Is My Vagina Broken?

Broken Vagina-What Now? 

Contributor – Ava Marques

A vagina is a beautiful thing! I like to look at it as an ecosystem of delicate checks and balances, a facilitator and giver of life, joy, pleasure- a major representation of womanhood. But what if your vagina becomes broken? What would you do then?

By broken, I mean changes that physically alter what a woman deems as the previous natural functioning. I never realized how many possible things that women can go up against. Of course, we are well aware of the usual suspects like the yeast or bacterial infections, STDs or cancer but how often as a society do we focus on other life changing complications. Conditions such as vaginal or urinary prolapse, endometriosis, PCOS, genital mutilation or other conditions like these which can easily negatively affect how  women perceive themselves in this penis driven society. 

Before today, I had never considered what it would feel like to be broken down there. And as I lay on the Ob/Gyn’s table, legs in stirrups and fanny to the wind I had my first experience with feeling incomplete. My thoughts were merely consumed with whether or not I would pass the whiff test or oddly enough whether the doctor would appreciate my lackluster attempt at a ladyscape. However, I heard words that changed my view of my treasured lady parts: “Did you know your cervix is torn and badly so?I froze.

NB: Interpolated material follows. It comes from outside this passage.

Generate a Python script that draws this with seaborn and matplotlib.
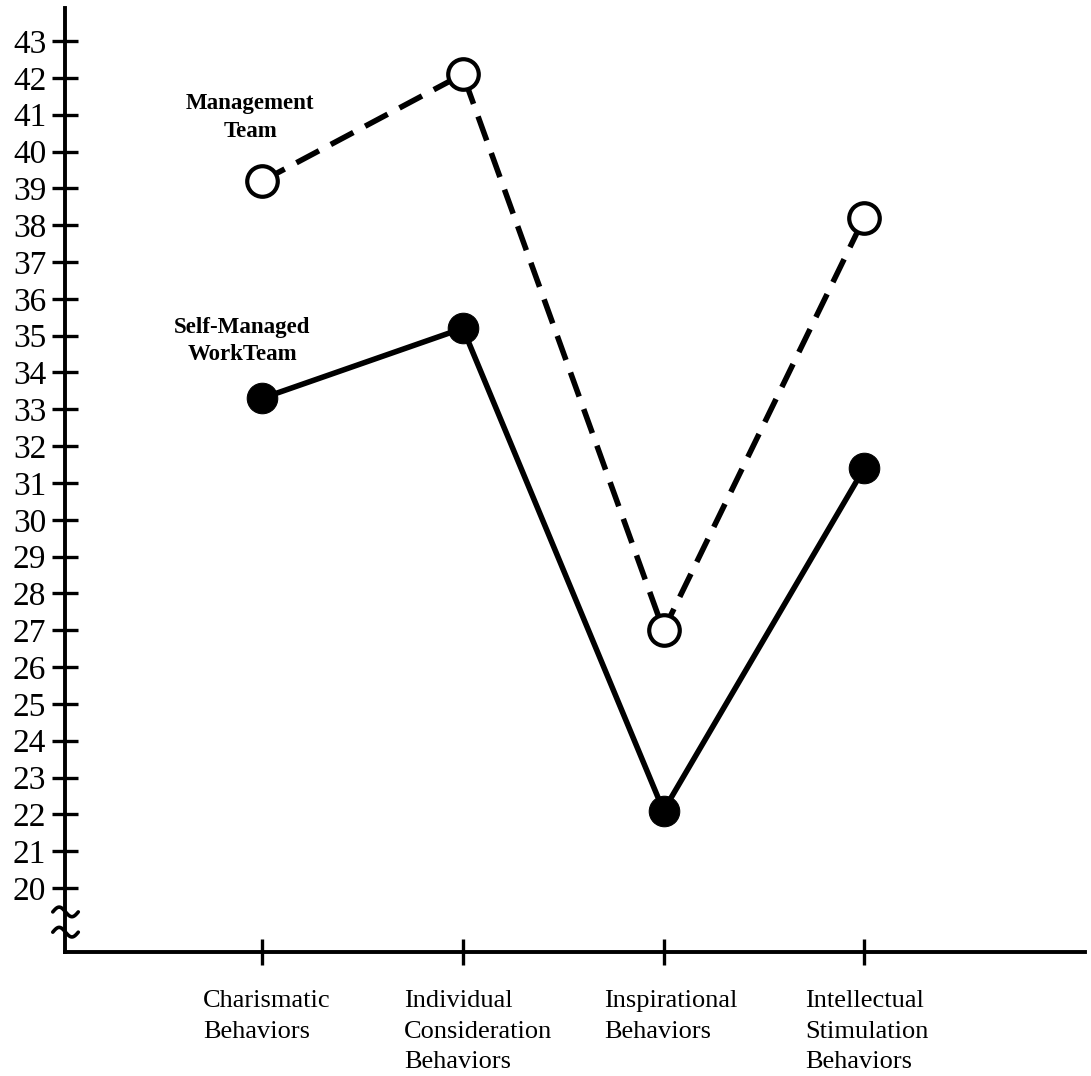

It must have been from giving birth to my two children, after all, both were products of forceps births. My body went cold. Why didn’t I have this information before? Maybe it could have been fixed. So many questions raced through my mind. How would this affect me in the long run? 


What now?

My first reaction: to consider how it may affect my sex life, my intimacy with my partner or affect my  ability to carry another child to term or even have a vaginal birth, if I chose to venture down that path again. But being the thinker I am, my mind then drifted to other ladies out there who have or who may at some point in time, receive negative news about the state of their vaginas.

Then I remembered I am not alone. 

Coming to Grips with it.

I was scolded by a good friend when I announced “my vagina is broken!” He could not understand my use of the term. In my mind I questioned: Why can a finger, a car, a toy or even a penis be broken? Giving rise to a great measure of concern to the parties involved, but why then did this seem like a far fetched concept for him? Are women not allowed to feel the grief of brokenness too!

Why are these ladies’ issues not acknowledged and discussed with the same vigor as concerns related to men’s erectile dysfunction? 

The Good News

Broken things can be fixed! In my battle with coming to terms with the changes in my body, I quickly realised that the struggle I am having is more of an emotional state. But, the good news is women no longer have to struggle alone in silence. Modern medicine has come a long way with medical interventions which can assist with physical trauma. And as for the emotional despair of feeling broken, that too can be addressed with the help from professionals and support from loved ones who care enough to give the time to grieve without judgement.

The onus is also on society to be armed with knowledge concerning women’s health issues and rally around our women with support.